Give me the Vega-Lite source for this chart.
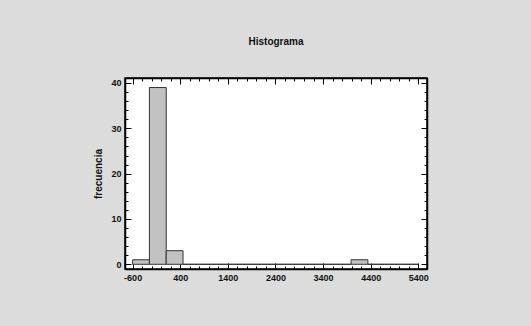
{
  "$schema": "https://vega.github.io/schema/vega-lite/v6.json",
  "autosize": {"type": "none"},
  "padding": {"left": 125, "top": 78, "right": 105, "bottom": 57},
  "width": 302,
  "height": 191,
  "background": "#dcdcdc",
  "title": {
    "text": "Histograma",
    "font": "Liberation Sans",
    "fontSize": 10,
    "fontWeight": "bold",
    "color": "#111111",
    "anchor": "middle",
    "frame": "group",
    "offset": 31
  },
  "config": {
    "view": {"fill": "white", "stroke": "black", "strokeWidth": 1.5},
    "axis": {
      "labelFont": "Liberation Sans",
      "labelFontSize": 9,
      "labelFontWeight": "bold",
      "labelColor": "#111111",
      "titleFont": "Liberation Sans",
      "titleFontSize": 10,
      "titleFontWeight": "bold",
      "titleColor": "#111111",
      "domainColor": "black",
      "domainWidth": 1.5,
      "tickColor": "black",
      "tickWidth": 1,
      "grid": false
    }
  },
  "data": {
    "values": [
      {"x0": -600, "x1": -247.06, "n": 1},
      {"x0": -247.06, "x1": 105.88, "n": 39},
      {"x0": 105.88, "x1": 458.82, "n": 3},
      {"x0": 458.82, "x1": 811.76, "n": 0},
      {"x0": 811.76, "x1": 1164.71, "n": 0},
      {"x0": 1164.71, "x1": 1517.65, "n": 0},
      {"x0": 1517.65, "x1": 1870.59, "n": 0},
      {"x0": 1870.59, "x1": 2223.53, "n": 0},
      {"x0": 2223.53, "x1": 2576.47, "n": 0},
      {"x0": 2576.47, "x1": 2929.41, "n": 0},
      {"x0": 2929.41, "x1": 3282.35, "n": 0},
      {"x0": 3282.35, "x1": 3635.29, "n": 0},
      {"x0": 3635.29, "x1": 3988.24, "n": 0},
      {"x0": 3988.24, "x1": 4341.18, "n": 1},
      {"x0": 4341.18, "x1": 4694.12, "n": 0},
      {"x0": 4694.12, "x1": 5047.06, "n": 0},
      {"x0": 5047.06, "x1": 5400, "n": 0}
    ]
  },
  "resolve": {"axis": {"x": "independent", "y": "independent"}},
  "layer": [
    {
      "mark": {"type": "bar", "fill": "#c2c2c2", "stroke": "#333333", "strokeWidth": 1},
      "encoding": {
        "x": {
          "field": "x0",
          "type": "quantitative",
          "scale": {"domain": [-760, 5583], "nice": false, "zero": false},
          "axis": {
            "orient": "bottom",
            "title": null,
            "values": [-600,-400,-200,0,200,400,600,800,1000,1200,1400,1600,1800,2000,2200,2400,2600,2800,3000,3200,3400,3600,3800,4000,4200,4400,4600,4800,5000,5200,5400],
            "labelExpr": "(datum.value + 600) % 1000 === 0 ? ('' + datum.value) : ''",
            "tickSize": {"condition": {"test": "(datum.value + 600) % 1000 === 0", "value": -6}, "value": -3},
            "labelPadding": 10,
            "labelOverlap": false,
            "labelFlush": false
          }
        },
        "x2": {"field": "x1"},
        "y": {
          "field": "n",
          "type": "quantitative",
          "scale": {"domain": [-1.04, 41.1], "nice": false, "zero": false},
          "axis": {
            "orient": "left",
            "title": "frecuencia",
            "titlePadding": 7,
            "values": [0,2,4,6,8,10,12,14,16,18,20,22,24,26,28,30,32,34,36,38,40],
            "labelExpr": "datum.value % 10 === 0 ? ('' + datum.value) : ''",
            "tickSize": {"condition": {"test": "datum.value % 10 === 0", "value": -6}, "value": -3},
            "labelPadding": 10,
            "labelOverlap": false
          }
        },
        "y2": {"datum": 0}
      }
    },
    {
      "mark": {"type": "bar", "opacity": 0},
      "encoding": {
        "x": {
          "field": "x0",
          "type": "quantitative",
          "axis": {
            "orient": "top",
            "title": null,
            "labels": false,
            "values": [-600,-400,-200,0,200,400,600,800,1000,1200,1400,1600,1800,2000,2200,2400,2600,2800,3000,3200,3400,3600,3800,4000,4200,4400,4600,4800,5000,5200,5400],
            "tickSize": {"condition": {"test": "(datum.value + 600) % 1000 === 0", "value": -6}, "value": -3}
          }
        },
        "x2": {"field": "x1"},
        "y": {
          "field": "n",
          "type": "quantitative",
          "axis": {
            "orient": "right",
            "title": null,
            "labels": false,
            "values": [0,2,4,6,8,10,12,14,16,18,20,22,24,26,28,30,32,34,36,38,40],
            "tickSize": {"condition": {"test": "datum.value % 10 === 0", "value": -6}, "value": -3}
          }
        },
        "y2": {"datum": 0}
      }
    }
  ]
}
******
● **DESCRIPTION OF THE TASK**:
Copy each line in full and exactly, omitting any picture.

● **SOLVED EXERCISE**:
Give me the Vega-Lite source for this chart.
{
  "$schema": "https://vega.github.io/schema/vega-lite/v6.json",
  "autosize": {"type": "none"},
  "padding": {"left": 125, "top": 78, "right": 105, "bottom": 57},
  "width": 302,
  "height": 191,
  "background": "#dcdcdc",
  "title": {
    "text": "Histograma",
    "font": "Liberation Sans",
    "fontSize": 10,
    "fontWeight": "bold",
    "color": "#111111",
    "anchor": "middle",
    "frame": "group",
    "offset": 31
  },
  "config": {
    "view": {"fill": "white", "stroke": "black", "strokeWidth": 1.5},
    "axis": {
      "labelFont": "Liberation Sans",
      "labelFontSize": 9,
      "labelFontWeight": "bold",
      "labelColor": "#111111",
      "titleFont": "Liberation Sans",
      "titleFontSize": 10,
      "titleFontWeight": "bold",
      "titleColor": "#111111",
      "domainColor": "black",
      "domainWidth": 1.5,
      "tickColor": "black",
      "tickWidth": 1,
      "grid": false
    }
  },
  "data": {
    "values": [
      {"x0": -600, "x1": -247.06, "n": 1},
      {"x0": -247.06, "x1": 105.88, "n": 39},
      {"x0": 105.88, "x1": 458.82, "n": 3},
      {"x0": 458.82, "x1": 811.76, "n": 0},
      {"x0": 811.76, "x1": 1164.71, "n": 0},
      {"x0": 1164.71, "x1": 1517.65, "n": 0},
      {"x0": 1517.65, "x1": 1870.59, "n": 0},
      {"x0": 1870.59, "x1": 2223.53, "n": 0},
      {"x0": 2223.53, "x1": 2576.47, "n": 0},
      {"x0": 2576.47, "x1": 2929.41, "n": 0},
      {"x0": 2929.41, "x1": 3282.35, "n": 0},
      {"x0": 3282.35, "x1": 3635.29, "n": 0},
      {"x0": 3635.29, "x1": 3988.24, "n": 0},
      {"x0": 3988.24, "x1": 4341.18, "n": 1},
      {"x0": 4341.18, "x1": 4694.12, "n": 0},
      {"x0": 4694.12, "x1": 5047.06, "n": 0},
      {"x0": 5047.06, "x1": 5400, "n": 0}
    ]
  },
  "resolve": {"axis": {"x": "independent", "y": "independent"}},
  "layer": [
    {
      "mark": {"type": "bar", "fill": "#c2c2c2", "stroke": "#333333", "strokeWidth": 1},
      "encoding": {
        "x": {
          "field": "x0",
          "type": "quantitative",
          "scale": {"domain": [-760, 5583], "nice": false, "zero": false},
          "axis": {
            "orient": "bottom",
            "title": null,
            "values": [-600,-400,-200,0,200,400,600,800,1000,1200,1400,1600,1800,2000,2200,2400,2600,2800,3000,3200,3400,3600,3800,4000,4200,4400,4600,4800,5000,5200,5400],
            "labelExpr": "(datum.value + 600) % 1000 === 0 ? ('' + datum.value) : ''",
            "tickSize": {"condition": {"test": "(datum.value + 600) % 1000 === 0", "value": -6}, "value": -3},
            "labelPadding": 10,
            "labelOverlap": false,
            "labelFlush": false
          }
        },
        "x2": {"field": "x1"},
        "y": {
          "field": "n",
          "type": "quantitative",
          "scale": {"domain": [-1.04, 41.1], "nice": false, "zero": false},
          "axis": {
            "orient": "left",
            "title": "frecuencia",
            "titlePadding": 7,
            "values": [0,2,4,6,8,10,12,14,16,18,20,22,24,26,28,30,32,34,36,38,40],
            "labelExpr": "datum.value % 10 === 0 ? ('' + datum.value) : ''",
            "tickSize": {"condition": {"test": "datum.value % 10 === 0", "value": -6}, "value": -3},
            "labelPadding": 10,
            "labelOverlap": false
          }
        },
        "y2": {"datum": 0}
      }
    },
    {
      "mark": {"type": "bar", "opacity": 0},
      "encoding": {
        "x": {
          "field": "x0",
          "type": "quantitative",
          "axis": {
            "orient": "top",
            "title": null,
            "labels": false,
            "values": [-600,-400,-200,0,200,400,600,800,1000,1200,1400,1600,1800,2000,2200,2400,2600,2800,3000,3200,3400,3600,3800,4000,4200,4400,4600,4800,5000,5200,5400],
            "tickSize": {"condition": {"test": "(datum.value + 600) % 1000 === 0", "value": -6}, "value": -3}
          }
        },
        "x2": {"field": "x1"},
        "y": {
          "field": "n",
          "type": "quantitative",
          "axis": {
            "orient": "right",
            "title": null,
            "labels": false,
            "values": [0,2,4,6,8,10,12,14,16,18,20,22,24,26,28,30,32,34,36,38,40],
            "tickSize": {"condition": {"test": "datum.value % 10 === 0", "value": -6}, "value": -3}
          }
        },
        "y2": {"datum": 0}
      }
    }
  ]
}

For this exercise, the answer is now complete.